> _TASK_
Print the material below exactly as it stands, please, from its first line to the line holding "7, 5, 4, 2, 3]", with no pictures.

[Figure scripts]
=====
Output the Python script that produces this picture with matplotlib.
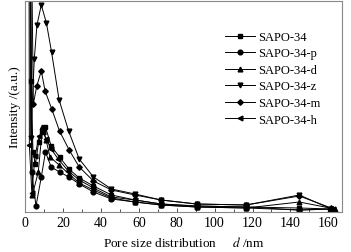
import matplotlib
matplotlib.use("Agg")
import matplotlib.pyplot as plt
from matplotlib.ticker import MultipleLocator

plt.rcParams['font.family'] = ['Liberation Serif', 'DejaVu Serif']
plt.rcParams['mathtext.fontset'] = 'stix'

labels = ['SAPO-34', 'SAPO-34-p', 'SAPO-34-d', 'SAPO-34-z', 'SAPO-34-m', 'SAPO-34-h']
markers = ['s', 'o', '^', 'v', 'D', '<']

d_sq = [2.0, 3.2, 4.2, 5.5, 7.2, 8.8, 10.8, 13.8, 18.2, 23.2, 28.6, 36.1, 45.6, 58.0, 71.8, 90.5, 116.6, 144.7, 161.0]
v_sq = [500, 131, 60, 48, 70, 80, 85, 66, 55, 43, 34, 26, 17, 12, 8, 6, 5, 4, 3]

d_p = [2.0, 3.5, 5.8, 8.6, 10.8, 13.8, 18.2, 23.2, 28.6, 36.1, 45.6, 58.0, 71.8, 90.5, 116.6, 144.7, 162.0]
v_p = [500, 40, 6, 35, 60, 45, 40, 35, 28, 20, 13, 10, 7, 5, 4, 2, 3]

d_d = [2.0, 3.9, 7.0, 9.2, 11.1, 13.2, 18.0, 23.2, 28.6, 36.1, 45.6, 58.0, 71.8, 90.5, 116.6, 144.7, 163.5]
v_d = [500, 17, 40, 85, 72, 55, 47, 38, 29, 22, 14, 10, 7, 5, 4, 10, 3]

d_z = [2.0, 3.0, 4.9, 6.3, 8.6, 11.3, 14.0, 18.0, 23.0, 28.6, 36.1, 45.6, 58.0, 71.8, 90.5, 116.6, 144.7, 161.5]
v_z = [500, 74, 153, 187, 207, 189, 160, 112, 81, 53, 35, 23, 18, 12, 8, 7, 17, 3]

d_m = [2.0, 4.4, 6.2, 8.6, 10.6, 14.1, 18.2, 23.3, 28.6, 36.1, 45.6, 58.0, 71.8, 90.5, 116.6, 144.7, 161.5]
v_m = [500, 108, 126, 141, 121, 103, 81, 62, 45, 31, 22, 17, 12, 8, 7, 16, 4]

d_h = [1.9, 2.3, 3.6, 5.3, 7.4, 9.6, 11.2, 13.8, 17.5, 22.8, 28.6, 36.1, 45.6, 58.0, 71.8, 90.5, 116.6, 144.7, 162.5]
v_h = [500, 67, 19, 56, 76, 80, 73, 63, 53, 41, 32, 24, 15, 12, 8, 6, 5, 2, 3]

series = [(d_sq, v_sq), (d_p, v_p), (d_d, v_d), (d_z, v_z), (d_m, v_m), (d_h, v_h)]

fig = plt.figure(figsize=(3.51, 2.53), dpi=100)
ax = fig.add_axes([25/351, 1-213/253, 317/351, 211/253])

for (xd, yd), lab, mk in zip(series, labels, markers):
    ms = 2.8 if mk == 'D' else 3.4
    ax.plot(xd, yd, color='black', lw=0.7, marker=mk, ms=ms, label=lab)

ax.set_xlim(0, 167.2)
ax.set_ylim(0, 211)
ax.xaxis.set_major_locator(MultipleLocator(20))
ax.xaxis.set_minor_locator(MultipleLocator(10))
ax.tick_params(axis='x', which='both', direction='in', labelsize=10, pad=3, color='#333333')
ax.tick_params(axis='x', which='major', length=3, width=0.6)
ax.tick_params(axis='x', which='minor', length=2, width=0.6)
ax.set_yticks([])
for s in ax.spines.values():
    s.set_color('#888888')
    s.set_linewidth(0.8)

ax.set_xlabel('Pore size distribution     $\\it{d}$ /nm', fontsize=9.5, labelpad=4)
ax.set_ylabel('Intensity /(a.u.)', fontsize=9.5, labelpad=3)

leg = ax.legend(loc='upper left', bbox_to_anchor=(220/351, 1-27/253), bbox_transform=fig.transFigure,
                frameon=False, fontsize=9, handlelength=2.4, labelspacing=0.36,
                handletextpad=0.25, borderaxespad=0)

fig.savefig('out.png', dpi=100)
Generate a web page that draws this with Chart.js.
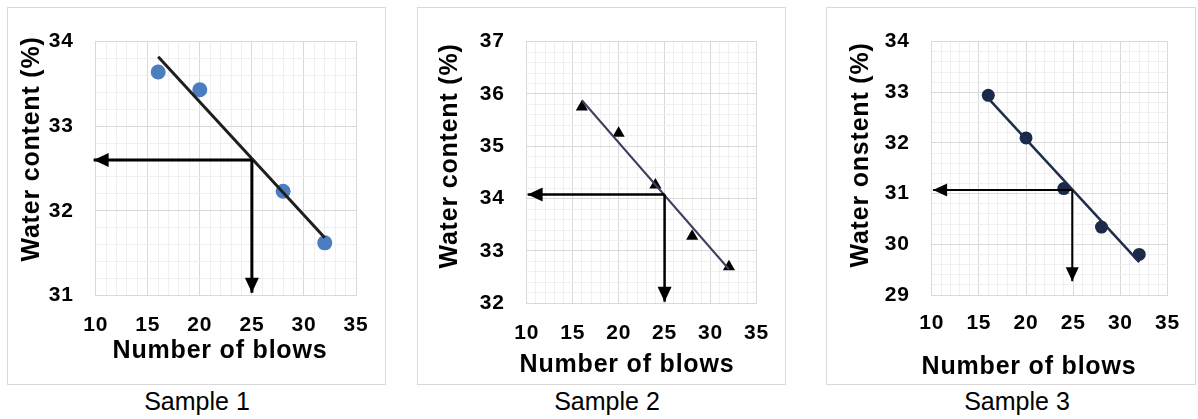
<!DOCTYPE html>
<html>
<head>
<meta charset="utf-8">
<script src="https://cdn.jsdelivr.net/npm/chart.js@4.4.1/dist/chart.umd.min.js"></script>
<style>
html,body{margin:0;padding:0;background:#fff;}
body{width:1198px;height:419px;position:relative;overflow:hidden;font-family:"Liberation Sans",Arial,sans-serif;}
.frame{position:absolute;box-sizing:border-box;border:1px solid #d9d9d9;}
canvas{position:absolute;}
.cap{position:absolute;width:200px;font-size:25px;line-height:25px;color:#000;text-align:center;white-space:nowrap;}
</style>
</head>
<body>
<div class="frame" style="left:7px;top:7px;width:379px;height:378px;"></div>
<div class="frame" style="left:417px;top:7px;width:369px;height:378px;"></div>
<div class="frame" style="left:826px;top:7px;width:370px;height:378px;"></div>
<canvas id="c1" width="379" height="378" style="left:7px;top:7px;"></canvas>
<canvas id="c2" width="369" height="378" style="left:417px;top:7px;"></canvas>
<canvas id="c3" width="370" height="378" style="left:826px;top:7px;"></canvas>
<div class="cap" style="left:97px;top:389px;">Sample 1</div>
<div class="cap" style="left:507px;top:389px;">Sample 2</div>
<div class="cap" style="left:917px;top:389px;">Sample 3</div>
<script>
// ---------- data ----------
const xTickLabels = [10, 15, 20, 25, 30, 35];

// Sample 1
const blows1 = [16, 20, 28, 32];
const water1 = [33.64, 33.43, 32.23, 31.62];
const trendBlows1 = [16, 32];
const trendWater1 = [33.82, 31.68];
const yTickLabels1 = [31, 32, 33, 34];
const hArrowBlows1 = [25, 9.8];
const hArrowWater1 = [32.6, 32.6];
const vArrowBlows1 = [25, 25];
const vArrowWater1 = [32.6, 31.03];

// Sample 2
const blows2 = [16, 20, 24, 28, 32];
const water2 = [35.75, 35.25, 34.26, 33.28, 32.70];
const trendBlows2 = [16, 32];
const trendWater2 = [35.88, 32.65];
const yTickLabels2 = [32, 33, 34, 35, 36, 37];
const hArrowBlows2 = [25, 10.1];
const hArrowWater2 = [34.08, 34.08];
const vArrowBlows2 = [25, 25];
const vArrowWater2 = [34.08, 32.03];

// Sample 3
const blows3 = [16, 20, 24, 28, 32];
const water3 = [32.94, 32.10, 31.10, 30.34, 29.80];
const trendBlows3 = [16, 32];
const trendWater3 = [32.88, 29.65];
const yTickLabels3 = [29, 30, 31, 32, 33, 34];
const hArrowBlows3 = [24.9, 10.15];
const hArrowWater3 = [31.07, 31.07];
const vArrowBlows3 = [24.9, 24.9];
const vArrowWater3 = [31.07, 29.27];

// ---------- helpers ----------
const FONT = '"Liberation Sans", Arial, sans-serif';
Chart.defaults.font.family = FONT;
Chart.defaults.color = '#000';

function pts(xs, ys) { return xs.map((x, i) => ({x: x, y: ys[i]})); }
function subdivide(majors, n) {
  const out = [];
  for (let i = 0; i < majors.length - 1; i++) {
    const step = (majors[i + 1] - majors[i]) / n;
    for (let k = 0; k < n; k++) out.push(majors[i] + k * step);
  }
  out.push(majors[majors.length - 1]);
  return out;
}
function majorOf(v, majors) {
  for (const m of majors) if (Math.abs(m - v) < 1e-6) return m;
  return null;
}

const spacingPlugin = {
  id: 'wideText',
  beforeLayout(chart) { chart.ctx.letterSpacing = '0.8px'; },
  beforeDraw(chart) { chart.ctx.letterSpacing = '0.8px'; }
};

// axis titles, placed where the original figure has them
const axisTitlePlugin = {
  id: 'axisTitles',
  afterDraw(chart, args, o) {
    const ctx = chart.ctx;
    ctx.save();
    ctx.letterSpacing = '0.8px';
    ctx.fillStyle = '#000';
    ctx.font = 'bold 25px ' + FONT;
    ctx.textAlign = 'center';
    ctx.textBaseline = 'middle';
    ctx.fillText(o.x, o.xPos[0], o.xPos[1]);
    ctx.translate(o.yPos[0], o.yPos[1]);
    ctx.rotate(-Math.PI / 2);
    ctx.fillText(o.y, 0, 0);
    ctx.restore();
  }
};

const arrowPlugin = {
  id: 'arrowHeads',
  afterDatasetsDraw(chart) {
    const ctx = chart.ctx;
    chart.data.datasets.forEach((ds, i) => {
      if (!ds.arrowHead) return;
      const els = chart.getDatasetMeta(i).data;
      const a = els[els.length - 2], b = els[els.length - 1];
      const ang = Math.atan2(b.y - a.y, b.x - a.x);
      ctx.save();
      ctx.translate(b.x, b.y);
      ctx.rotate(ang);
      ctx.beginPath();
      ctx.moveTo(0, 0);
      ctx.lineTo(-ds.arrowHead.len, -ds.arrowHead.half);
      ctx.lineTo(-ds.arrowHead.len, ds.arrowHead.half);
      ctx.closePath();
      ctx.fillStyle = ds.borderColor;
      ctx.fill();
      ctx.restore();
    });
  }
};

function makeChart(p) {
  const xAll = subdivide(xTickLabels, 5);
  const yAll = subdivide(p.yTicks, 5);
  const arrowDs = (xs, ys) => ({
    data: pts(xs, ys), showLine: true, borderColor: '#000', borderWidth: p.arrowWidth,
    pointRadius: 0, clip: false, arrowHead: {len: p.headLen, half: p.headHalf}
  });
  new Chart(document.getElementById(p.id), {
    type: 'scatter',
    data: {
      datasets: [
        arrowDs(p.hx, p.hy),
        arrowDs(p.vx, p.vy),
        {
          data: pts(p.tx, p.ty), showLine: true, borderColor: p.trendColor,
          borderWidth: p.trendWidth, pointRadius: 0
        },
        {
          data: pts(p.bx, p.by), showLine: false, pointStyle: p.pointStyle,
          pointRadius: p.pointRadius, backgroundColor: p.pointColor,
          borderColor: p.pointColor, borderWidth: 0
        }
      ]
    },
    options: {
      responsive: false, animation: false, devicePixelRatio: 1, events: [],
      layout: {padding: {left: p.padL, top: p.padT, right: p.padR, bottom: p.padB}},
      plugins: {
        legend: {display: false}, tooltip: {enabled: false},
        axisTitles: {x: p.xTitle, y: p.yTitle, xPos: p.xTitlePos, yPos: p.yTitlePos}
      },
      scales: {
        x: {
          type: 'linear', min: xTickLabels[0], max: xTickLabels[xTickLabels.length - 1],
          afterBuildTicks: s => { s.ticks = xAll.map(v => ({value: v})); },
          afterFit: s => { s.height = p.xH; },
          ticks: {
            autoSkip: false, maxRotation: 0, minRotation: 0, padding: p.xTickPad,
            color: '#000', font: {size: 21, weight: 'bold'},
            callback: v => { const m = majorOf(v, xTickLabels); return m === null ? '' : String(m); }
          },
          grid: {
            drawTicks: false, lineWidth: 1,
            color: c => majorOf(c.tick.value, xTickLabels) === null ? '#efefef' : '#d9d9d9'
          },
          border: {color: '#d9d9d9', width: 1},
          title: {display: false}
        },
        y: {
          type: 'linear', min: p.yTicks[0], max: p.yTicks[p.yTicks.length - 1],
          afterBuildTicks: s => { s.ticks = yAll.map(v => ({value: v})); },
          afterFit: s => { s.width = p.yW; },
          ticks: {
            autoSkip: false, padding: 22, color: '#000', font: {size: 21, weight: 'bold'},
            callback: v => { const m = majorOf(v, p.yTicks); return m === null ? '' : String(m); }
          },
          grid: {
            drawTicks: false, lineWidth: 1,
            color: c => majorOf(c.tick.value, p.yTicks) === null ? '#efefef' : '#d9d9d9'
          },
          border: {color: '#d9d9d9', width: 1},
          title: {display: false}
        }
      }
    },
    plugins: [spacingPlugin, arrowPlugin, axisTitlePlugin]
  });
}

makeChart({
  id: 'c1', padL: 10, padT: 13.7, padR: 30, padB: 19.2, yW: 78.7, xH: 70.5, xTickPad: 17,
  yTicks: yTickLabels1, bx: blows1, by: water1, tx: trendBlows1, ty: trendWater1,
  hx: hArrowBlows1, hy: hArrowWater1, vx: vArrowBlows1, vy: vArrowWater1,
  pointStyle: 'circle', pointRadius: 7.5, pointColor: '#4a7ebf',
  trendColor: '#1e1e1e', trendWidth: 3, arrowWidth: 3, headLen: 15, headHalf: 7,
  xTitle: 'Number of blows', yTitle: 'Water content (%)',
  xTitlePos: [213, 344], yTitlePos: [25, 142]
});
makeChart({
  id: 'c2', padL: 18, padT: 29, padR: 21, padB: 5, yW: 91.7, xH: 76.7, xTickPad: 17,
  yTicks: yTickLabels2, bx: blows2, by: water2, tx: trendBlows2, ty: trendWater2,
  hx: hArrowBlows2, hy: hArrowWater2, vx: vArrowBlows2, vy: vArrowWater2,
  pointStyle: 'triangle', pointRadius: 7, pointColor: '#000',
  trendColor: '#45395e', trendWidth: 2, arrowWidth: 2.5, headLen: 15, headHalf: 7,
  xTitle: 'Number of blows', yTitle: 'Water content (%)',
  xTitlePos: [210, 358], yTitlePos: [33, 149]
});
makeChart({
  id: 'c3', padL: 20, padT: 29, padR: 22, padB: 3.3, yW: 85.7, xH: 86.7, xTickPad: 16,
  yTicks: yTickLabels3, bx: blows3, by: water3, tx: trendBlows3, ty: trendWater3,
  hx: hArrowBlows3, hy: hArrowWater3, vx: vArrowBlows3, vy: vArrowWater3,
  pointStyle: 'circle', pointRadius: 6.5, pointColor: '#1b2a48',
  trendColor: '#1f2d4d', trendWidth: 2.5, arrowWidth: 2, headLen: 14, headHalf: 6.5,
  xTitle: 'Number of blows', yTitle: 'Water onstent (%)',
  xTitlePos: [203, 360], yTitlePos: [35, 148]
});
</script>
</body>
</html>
=====
> _CORRECT RESPONSE_
Output the Python script that produces this picture with matplotlib.
import matplotlib
matplotlib.use("Agg")
import matplotlib.pyplot as plt
from matplotlib.ticker import MultipleLocator

plt.rcParams['font.family'] = ['Liberation Serif', 'DejaVu Serif']
plt.rcParams['mathtext.fontset'] = 'stix'

labels = ['SAPO-34', 'SAPO-34-p', 'SAPO-34-d', 'SAPO-34-z', 'SAPO-34-m', 'SAPO-34-h']
markers = ['s', 'o', '^', 'v', 'D', '<']

d_sq = [2.0, 3.2, 4.2, 5.5, 7.2, 8.8, 10.8, 13.8, 18.2, 23.2, 28.6, 36.1, 45.6, 58.0, 71.8, 90.5, 116.6, 144.7, 161.0]
v_sq = [500, 131, 60, 48, 70, 80, 85, 66, 55, 43, 34, 26, 17, 12, 8, 6, 5, 4, 3]

d_p = [2.0, 3.5, 5.8, 8.6, 10.8, 13.8, 18.2, 23.2, 28.6, 36.1, 45.6, 58.0, 71.8, 90.5, 116.6, 144.7, 162.0]
v_p = [500, 40, 6, 35, 60, 45, 40, 35, 28, 20, 13, 10, 7, 5, 4, 2, 3]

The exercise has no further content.